One of Australia’s largest generation plants for electricity, Yallourn power station, is scheduled to close in mid-2028 and will be replaced by a giant battery storage system.

Energy Australia, the plant’s operator, announced the closure move Wednesday, and the company has been developing solar power battery projects in the past few years.

“Customers want affordable, reliable, cleaner sources of energy and as Yallourn has proudly supplied energy for 100 years we want to harness our history, and the expertise of our workforce to repower Victoria,” managing director, Catherine Tanna, said.

Yallourn will be replaced with Australia’s first utility-scale battery with a capacity of 350Mw that is scheduled to start operating in 2026 from a site in the Latrobe Valley.

“Meanwhile, our new battery will help to secure Victoria’s energy supply and enable more renewables to enter the system. It will be larger than any battery operating in the world today,” Tanna added.

The closure of Yallourn will reduce Energy Australia’s carbon dioxide emissions by more than 60 per cent, and the shutdown has been brought forward from 2032.

The power company has set a goal of achieving carbon neutrality for its electricity generation operations by 2050.

 

Tesla Powerpack battery system

The company already operates an energy storage system in the form of a 25Mw capacity Tesla Powerpack battery for its 50Mw Gannawarra solar farm.

Gannawarra is the first integrated solar storage project in Victoria, and among the largest of its kind in the world since opening in 2019.

Energy Australia can discharge energy stored in the Tesla Powerpack battery to the Victorian power grid under a storage agreement with the solar farm’s operator Edify Energy.

The power company also operates a 30Mw energy storage system comprising a battery at the AusNet Services Terminal Station in Ballarat.

“Energy Australia is determined to demonstrate that coal-fired power can exit the market in a way that supports our people and ensures customers continue to receive reliable energy,” added Tanna.

Tesla supplied and installed one of its Powerpack batteries at a wind farm in South Australia four years ago that has a capacity of 100Mw.

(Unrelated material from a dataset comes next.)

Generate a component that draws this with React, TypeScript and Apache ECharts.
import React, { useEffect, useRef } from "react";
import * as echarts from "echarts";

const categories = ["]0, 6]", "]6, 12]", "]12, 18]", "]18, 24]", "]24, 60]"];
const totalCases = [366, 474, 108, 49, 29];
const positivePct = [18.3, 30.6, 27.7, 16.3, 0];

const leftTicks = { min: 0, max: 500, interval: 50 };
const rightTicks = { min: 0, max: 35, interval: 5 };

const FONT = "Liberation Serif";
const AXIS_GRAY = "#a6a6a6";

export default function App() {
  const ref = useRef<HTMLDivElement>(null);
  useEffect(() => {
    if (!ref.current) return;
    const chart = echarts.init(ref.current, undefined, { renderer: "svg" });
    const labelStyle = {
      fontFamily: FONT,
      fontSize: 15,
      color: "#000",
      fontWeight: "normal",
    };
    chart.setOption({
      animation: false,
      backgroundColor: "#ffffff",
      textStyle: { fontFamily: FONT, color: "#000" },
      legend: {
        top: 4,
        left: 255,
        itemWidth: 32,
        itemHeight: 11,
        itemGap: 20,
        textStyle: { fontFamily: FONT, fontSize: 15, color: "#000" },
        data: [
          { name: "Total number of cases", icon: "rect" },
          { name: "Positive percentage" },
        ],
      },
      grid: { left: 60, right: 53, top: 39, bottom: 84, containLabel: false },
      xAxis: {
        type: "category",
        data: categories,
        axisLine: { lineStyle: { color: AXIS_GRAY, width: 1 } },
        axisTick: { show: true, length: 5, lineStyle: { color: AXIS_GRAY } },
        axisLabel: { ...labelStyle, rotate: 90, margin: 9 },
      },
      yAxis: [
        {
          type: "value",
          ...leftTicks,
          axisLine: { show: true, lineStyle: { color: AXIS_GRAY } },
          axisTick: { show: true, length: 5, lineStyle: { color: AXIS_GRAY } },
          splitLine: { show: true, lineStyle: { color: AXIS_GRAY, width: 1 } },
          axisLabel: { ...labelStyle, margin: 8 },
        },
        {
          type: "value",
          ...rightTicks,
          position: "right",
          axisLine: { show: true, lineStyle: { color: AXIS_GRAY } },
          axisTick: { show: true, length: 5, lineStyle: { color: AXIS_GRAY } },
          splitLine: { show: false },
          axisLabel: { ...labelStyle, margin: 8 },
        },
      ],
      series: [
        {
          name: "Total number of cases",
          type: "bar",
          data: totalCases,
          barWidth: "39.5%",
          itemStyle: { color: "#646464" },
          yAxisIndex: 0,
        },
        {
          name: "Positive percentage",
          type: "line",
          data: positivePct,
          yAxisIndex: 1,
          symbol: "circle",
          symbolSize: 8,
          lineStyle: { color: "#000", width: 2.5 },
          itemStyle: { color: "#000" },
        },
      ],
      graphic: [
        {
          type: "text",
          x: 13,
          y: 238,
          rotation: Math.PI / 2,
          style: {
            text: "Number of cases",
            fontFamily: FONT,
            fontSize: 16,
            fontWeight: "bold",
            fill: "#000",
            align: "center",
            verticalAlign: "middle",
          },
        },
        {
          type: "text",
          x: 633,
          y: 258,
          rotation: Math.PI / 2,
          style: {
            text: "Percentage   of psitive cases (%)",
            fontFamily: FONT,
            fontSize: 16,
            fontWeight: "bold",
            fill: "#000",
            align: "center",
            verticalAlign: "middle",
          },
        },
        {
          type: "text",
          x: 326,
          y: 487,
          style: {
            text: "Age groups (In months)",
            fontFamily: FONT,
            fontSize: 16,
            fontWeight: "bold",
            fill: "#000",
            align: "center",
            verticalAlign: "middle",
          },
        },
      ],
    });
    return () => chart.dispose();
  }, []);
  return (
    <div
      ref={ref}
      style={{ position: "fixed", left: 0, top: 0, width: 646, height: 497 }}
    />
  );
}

The Tesla Powerpack system in South Australia is currently the world’s largest lithium battery system, and the company also produces a Megapack massive energy storage system.

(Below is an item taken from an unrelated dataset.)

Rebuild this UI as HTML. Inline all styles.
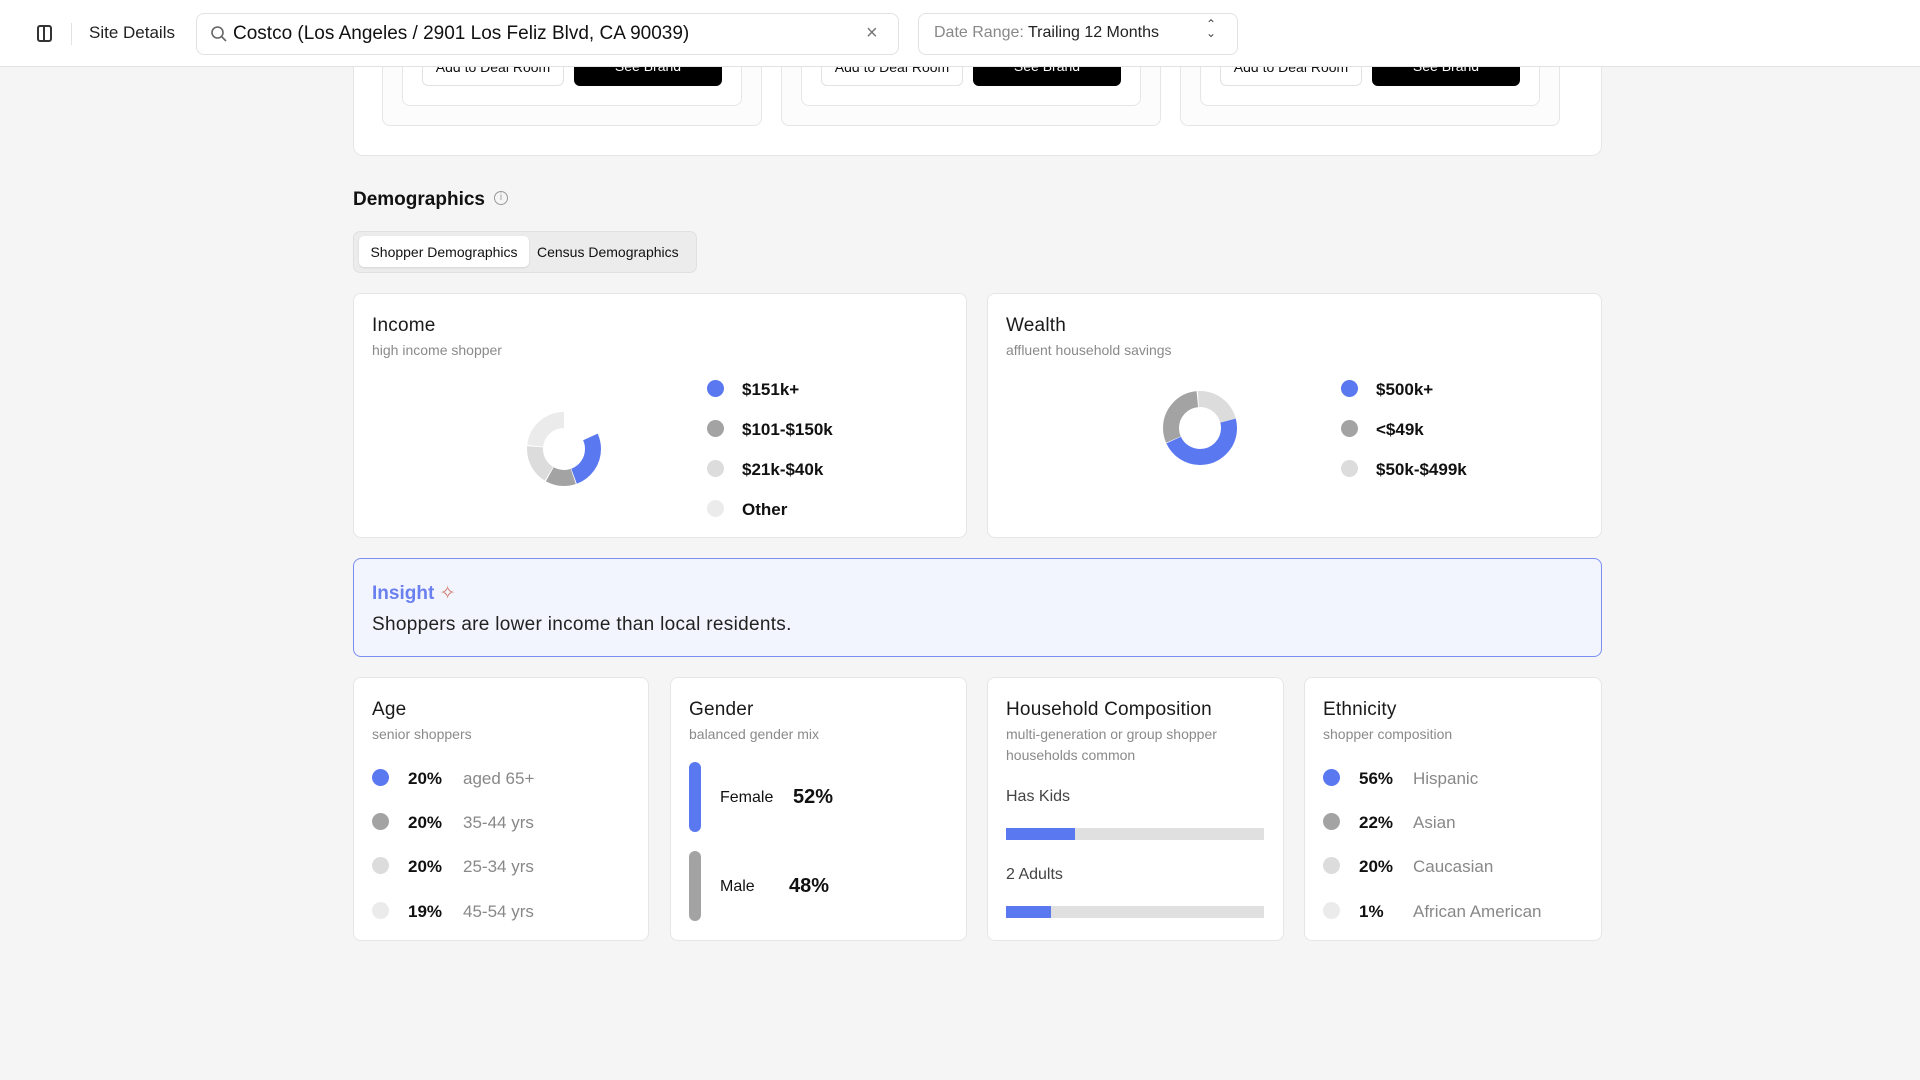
<!DOCTYPE html>
<html><head><meta charset="utf-8"><style>
*{box-sizing:border-box;margin:0;padding:0}
body{width:1920px;height:1080px;background:#f5f5f5;font-family:"Liberation Sans",sans-serif;position:relative;overflow:hidden;color:#111}
.a{position:absolute}
.card{position:absolute;background:#fff;border:1px solid #e6e6e6;border-radius:8px}
.t{font-size:19px;color:#1a1a1a;letter-spacing:.2px}
.s{font-size:14px;color:#8a8a8a}
.t,.s,.b,.tx{margin-top:2px}
.dot{position:absolute;width:17px;height:17px;border-radius:50%}
.b{font-weight:bold}
.btnw{position:absolute;background:#fff;border:1px solid #e2e2e2;border-radius:6px;font-size:14px;text-align:center;line-height:22px}
.btnk{position:absolute;background:#000;color:#fff;border-radius:6px;font-size:14px;text-align:center;line-height:22px}
</style></head><body>
<div class="card" style="left:353px;top:20px;width:1249px;height:136px;border-radius:10px"></div>
<div class="card" style="left:382px;top:20px;width:380px;height:106px;background:#fcfcfc"></div>
<div class="card" style="left:781px;top:20px;width:380px;height:106px;background:#fcfcfc"></div>
<div class="card" style="left:1180px;top:20px;width:380px;height:106px;background:#fcfcfc"></div>
<div class="card" style="left:402px;top:20px;width:340px;height:86px"></div>
<div class="card" style="left:801px;top:20px;width:340px;height:86px"></div>
<div class="card" style="left:1200px;top:20px;width:340px;height:86px"></div>
<div class="btnw" style="left:422px;top:55px;width:142px;height:31px">Add to Deal Room</div>
<div class="btnk" style="left:574px;top:55px;width:148px;height:31px">See Brand</div>
<div class="btnw" style="left:821px;top:55px;width:142px;height:31px">Add to Deal Room</div>
<div class="btnk" style="left:973px;top:55px;width:148px;height:31px">See Brand</div>
<div class="btnw" style="left:1220px;top:55px;width:142px;height:31px">Add to Deal Room</div>
<div class="btnk" style="left:1372px;top:55px;width:148px;height:31px">See Brand</div>
<div class="a" style="left:0;top:0;width:1920px;height:67px;background:#fff;border-bottom:1px solid #e2e2e2"></div>
<div class="a" style="left:37px;top:25px;width:15px;height:17px;border:2px solid #333;border-radius:3px"></div>
<div class="a" style="left:43px;top:25px;width:2px;height:17px;background:#333"></div>
<div class="a" style="left:71px;top:23px;width:1px;height:22px;background:#e2e2e2"></div>
<div class="a" style="left:89px;top:23px;font-size:17px;color:#222">Site Details</div>
<div class="a" style="left:196px;top:13px;width:703px;height:42px;border:1px solid #e2e2e2;border-radius:8px;background:#fff"></div>
<svg class="a" style="left:210px;top:25px" width="18" height="18"><circle cx="7.5" cy="7.5" r="5.5" fill="none" stroke="#666" stroke-width="1.6"/><line x1="11.5" y1="11.5" x2="16" y2="16" stroke="#666" stroke-width="1.6"/></svg>
<div class="a" style="left:233px;top:23px;font-size:19px;color:#111">Costco (Los Angeles / 2901 Los Feliz Blvd, CA 90039)</div>
<div class="a" style="left:866px;top:22px;font-size:20px;color:#777">×</div>
<div class="a" style="left:918px;top:13px;width:320px;height:42px;border:1px solid #e2e2e2;border-radius:8px;background:#fff"></div>
<div class="a" style="left:934px;top:24px;font-size:16px;color:#888">Date Range: <span style="color:#222">Trailing 12 Months</span></div>
<div class="a" style="left:1206px;top:20px;font-size:12px;color:#444;line-height:9px">&#8963;<br>&#8964;</div>
<div class="a b" style="left:353px;top:187px;font-size:19px;color:#111">Demographics</div>
<div class="a" style="left:494px;top:191px;width:14px;height:14px;border:1.5px solid #999;border-radius:50%;font-size:10px;color:#999;text-align:center;line-height:11px">i</div>
<div class="a" style="left:353px;top:231px;width:344px;height:42px;background:#ececec;border:1px solid #e0e0e0;border-radius:7px"></div>
<div class="a" style="left:359px;top:236px;width:170px;height:31px;background:#fff;border-radius:5px;box-shadow:0 1px 2px rgba(0,0,0,.1);font-size:14px;line-height:33px;text-align:center;color:#111">Shopper Demographics</div>
<div class="a" style="left:537px;top:237px;font-size:14px;line-height:31px;color:#111">Census Demographics</div>
<div class="card" style="left:353px;top:293px;width:614px;height:245px"></div>
<div class="a t" style="left:372px;top:313px">Income</div>
<div class="a s" style="left:372px;top:340px">high income shopper</div>
<svg class="a" style="left:524px;top:409px" width="80" height="80"><g transform="rotate(-90 40 40)" fill="none" stroke-width="16">
<circle cx="40" cy="40" r="29" stroke="#ebebeb" stroke-dasharray="74.9 200" stroke-dashoffset="-139.7"/>
<circle cx="40" cy="40" r="29" stroke="#dcdcdc" stroke-dasharray="31.9 200" stroke-dashoffset="-106.8"/>
<circle cx="40" cy="40" r="29" stroke="#a3a3a3" stroke-dasharray="24.3 200" stroke-dashoffset="-81.5"/>
<circle cx="40" cy="40" r="29" stroke="#5a78f0" stroke-dasharray="47.6 200" stroke-dashoffset="-33.1"/></g></svg>
<div class="dot" style="left:707px;top:380px;background:#5a78f0"></div><div class="a b" style="left:742px;top:378px;font-size:17px">$151k+</div>
<div class="dot" style="left:707px;top:420px;background:#a3a3a3"></div><div class="a b" style="left:742px;top:418px;font-size:17px">$101-$150k</div>
<div class="dot" style="left:707px;top:460px;background:#dcdcdc"></div><div class="a b" style="left:742px;top:458px;font-size:17px">$21k-$40k</div>
<div class="dot" style="left:707px;top:500px;background:#ebebeb"></div><div class="a b" style="left:742px;top:498px;font-size:17px">Other</div>
<div class="card" style="left:987px;top:293px;width:615px;height:245px"></div>
<div class="a t" style="left:1006px;top:313px">Wealth</div>
<div class="a s" style="left:1006px;top:340px">affluent household savings</div>
<svg class="a" style="left:1160px;top:388px" width="80" height="80"><g transform="rotate(-90 40 40)" fill="none" stroke-width="16">
<circle cx="40" cy="40" r="29" stroke="#dcdcdc" stroke-dasharray="39.5 200" stroke-dashoffset="-180.2"/>
<circle cx="40" cy="40" r="29" stroke="#dcdcdc" stroke-dasharray="38 200" stroke-dashoffset="0"/>
<circle cx="40" cy="40" r="29" stroke="#a3a3a3" stroke-dasharray="54.7 200" stroke-dashoffset="-124.5"/>
<circle cx="40" cy="40" r="29" stroke="#5a78f0" stroke-dasharray="86 200" stroke-dashoffset="-38"/></g></svg>
<div class="dot" style="left:1341px;top:380px;background:#5a78f0"></div><div class="a b" style="left:1376px;top:378px;font-size:17px">$500k+</div>
<div class="dot" style="left:1341px;top:420px;background:#a3a3a3"></div><div class="a b" style="left:1376px;top:418px;font-size:17px">&lt;$49k</div>
<div class="dot" style="left:1341px;top:460px;background:#dcdcdc"></div><div class="a b" style="left:1376px;top:458px;font-size:17px">$50k-$499k</div>
<div class="a" style="left:353px;top:558px;width:1249px;height:99px;background:#f3f5fe;border:1.5px solid #7b8ff0;border-radius:8px"></div>
<div class="a b" style="left:372px;top:580px;font-size:19px;color:#6a80ee">Insight <span style="color:#d07a6a;font-weight:normal">✧</span></div>
<div class="a tx" style="left:372px;top:612px;font-size:19px;color:#222;letter-spacing:.3px">Shoppers are lower income than local residents.</div>
<div class="card" style="left:353px;top:677px;width:296px;height:264px"></div>
<div class="a t" style="left:372px;top:697px">Age</div>
<div class="a s" style="left:372px;top:724px">senior shoppers</div>
<div class="dot" style="left:372px;top:769px;background:#5a78f0"></div><div class="a b" style="left:408px;top:767px;font-size:17px">20%</div><div class="a tx" style="left:463px;top:767px;font-size:17px;color:#888">aged 65+</div>
<div class="dot" style="left:372px;top:813px;background:#a3a3a3"></div><div class="a b" style="left:408px;top:811px;font-size:17px">20%</div><div class="a tx" style="left:463px;top:811px;font-size:17px;color:#888">35-44 yrs</div>
<div class="dot" style="left:372px;top:857px;background:#dcdcdc"></div><div class="a b" style="left:408px;top:855px;font-size:17px">20%</div><div class="a tx" style="left:463px;top:855px;font-size:17px;color:#888">25-34 yrs</div>
<div class="dot" style="left:372px;top:902px;background:#ebebeb"></div><div class="a b" style="left:408px;top:900px;font-size:17px">19%</div><div class="a tx" style="left:463px;top:900px;font-size:17px;color:#888">45-54 yrs</div>
<div class="card" style="left:670px;top:677px;width:297px;height:264px"></div>
<div class="a t" style="left:689px;top:697px">Gender</div>
<div class="a s" style="left:689px;top:724px">balanced gender mix</div>
<div class="a" style="left:689px;top:762px;width:12px;height:70px;border-radius:6px;background:#5a78f0"></div>
<div class="a tx" style="left:720px;top:787px;font-size:16px">Female</div><div class="a b" style="left:793px;top:784px;font-size:20px">52%</div>
<div class="a" style="left:689px;top:851px;width:12px;height:70px;border-radius:6px;background:#a3a3a3"></div>
<div class="a tx" style="left:720px;top:876px;font-size:16px">Male</div><div class="a b" style="left:789px;top:873px;font-size:20px">48%</div>
<div class="card" style="left:987px;top:677px;width:297px;height:264px"></div>
<div class="a t" style="left:1006px;top:697px">Household Composition</div>
<div class="a s" style="left:1006px;top:722px;width:260px;line-height:21px">multi-generation or group shopper households common</div>
<div class="a tx" style="left:1006px;top:786px;font-size:16px;color:#444">Has Kids</div>
<div class="a" style="left:1006px;top:828px;width:258px;height:12px;background:#e0e0e0"></div>
<div class="a" style="left:1006px;top:828px;width:69px;height:12px;background:#5a78f0"></div>
<div class="a tx" style="left:1006px;top:864px;font-size:16px;color:#444">2 Adults</div>
<div class="a" style="left:1006px;top:906px;width:258px;height:12px;background:#e0e0e0"></div>
<div class="a" style="left:1006px;top:906px;width:45px;height:12px;background:#5a78f0"></div>
<div class="card" style="left:1304px;top:677px;width:298px;height:264px"></div>
<div class="a t" style="left:1323px;top:697px">Ethnicity</div>
<div class="a s" style="left:1323px;top:724px">shopper composition</div>
<div class="dot" style="left:1323px;top:769px;background:#5a78f0"></div><div class="a b" style="left:1359px;top:767px;font-size:17px">56%</div><div class="a tx" style="left:1413px;top:767px;font-size:17px;color:#888">Hispanic</div>
<div class="dot" style="left:1323px;top:813px;background:#a3a3a3"></div><div class="a b" style="left:1359px;top:811px;font-size:17px">22%</div><div class="a tx" style="left:1413px;top:811px;font-size:17px;color:#888">Asian</div>
<div class="dot" style="left:1323px;top:857px;background:#dcdcdc"></div><div class="a b" style="left:1359px;top:855px;font-size:17px">20%</div><div class="a tx" style="left:1413px;top:855px;font-size:17px;color:#888">Caucasian</div>
<div class="dot" style="left:1323px;top:902px;background:#ebebeb"></div><div class="a b" style="left:1359px;top:900px;font-size:17px">1%</div><div class="a tx" style="left:1413px;top:900px;font-size:17px;color:#888">African American</div>
</body></html>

It is unclear at this stage whether Tesla is to supply the battery system to replace the Yallourn Power Station.

 

Yallourn provides one-fifth of Victoria’s electricity

Yallourn in Victoria’s Latrobe Valley provides 22 per cent of Victoria’s electricity, and represents 8 per cent of Australia’s National Electricity Market.

The 1,480Mw installation provides base-load power for 2 million homes, factories and offices in Victoria by burning locally-mined lignite, a type of sulphur-heavy brown coal.

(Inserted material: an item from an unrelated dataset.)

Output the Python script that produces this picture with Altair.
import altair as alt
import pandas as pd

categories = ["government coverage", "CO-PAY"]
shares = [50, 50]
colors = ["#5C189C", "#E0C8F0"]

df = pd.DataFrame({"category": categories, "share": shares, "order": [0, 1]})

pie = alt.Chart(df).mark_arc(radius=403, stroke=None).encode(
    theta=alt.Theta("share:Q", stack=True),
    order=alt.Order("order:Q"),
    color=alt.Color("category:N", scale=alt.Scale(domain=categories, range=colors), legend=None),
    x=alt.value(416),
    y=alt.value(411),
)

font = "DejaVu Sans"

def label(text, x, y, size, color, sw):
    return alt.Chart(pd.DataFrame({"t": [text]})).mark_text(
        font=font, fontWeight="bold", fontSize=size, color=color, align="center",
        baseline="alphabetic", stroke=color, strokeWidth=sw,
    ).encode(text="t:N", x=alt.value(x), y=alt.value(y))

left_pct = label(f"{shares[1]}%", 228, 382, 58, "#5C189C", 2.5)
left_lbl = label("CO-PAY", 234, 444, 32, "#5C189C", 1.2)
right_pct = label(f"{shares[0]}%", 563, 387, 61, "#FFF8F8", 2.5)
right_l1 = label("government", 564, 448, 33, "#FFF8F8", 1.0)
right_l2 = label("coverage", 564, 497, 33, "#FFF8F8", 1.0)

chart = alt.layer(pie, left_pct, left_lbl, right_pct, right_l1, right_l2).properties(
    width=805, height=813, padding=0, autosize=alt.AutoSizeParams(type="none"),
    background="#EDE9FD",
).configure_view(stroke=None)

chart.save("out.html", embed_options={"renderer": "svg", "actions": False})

Yallourn’s boilers consume 18 million tonnes per year of this brown coal which is used to generate steam that drives four large turbine generators at the power plant.

The current power plant at Yallourn was built in 1974, but was preceded by other installations that generated electricity going back to the early 1920s.

Energy Australia continues to operate the Mt Piper coal-fired power plant near Lithgow in New South Wales which generates electricity for 1.2 million households in the state.

The power company is owned by CLP Group, a Hong Kong-based company with power generation operations in Australia, India, China, Hong Kong and Southeast Asia.

Another brown coal-fired power station in the Latrobe Valley, Hazelwood, with a generation capacity of 1,600Mw closed in 2017 after operating for 53 years.

 

Two Victorian brown coal plants remain

Victoria is left with two remaining brown coal power plants, Loy Yang A and Loy Yang B, with a generation capacity of 2,210Mw and 1,070Mw, respectively.

Located in the Latrobe Valley and fuelled by 30 million tonnes per year of locally-mined brown coal the two plants generate 50 per cent of Victoria’s electricity.

The Loy Yang plants also supply electricity to Tasmania via an undersea interconnector, and there is talk of bringing forward their end-of-life closure dates in the late 2040s.

Australia’s electricity market is facing a ‘tidal wave’ of new renewable energy supply over the next five years, equivalent to one-third of annual demand in the National Electricity Market.

The analysis by the Institute for Energy Economics and Financial Analysis (IEEFA) and advisory firm Green Energy Markets forecasts Australia’s surviving coal plants are vulnerable to closure.

“The market is facing a tidal wave of new supply, much greater than anything government authorities or market analysts forecast or even contemplated just two years ago,” Green Energy Markets director, Tristan Edis, told ABC News.

New wind turbine and solar power plants will add 70,000 gigawatt hours of extra supply between 2018 and 2025, and greater than the entire annual electricity consumption of NSW.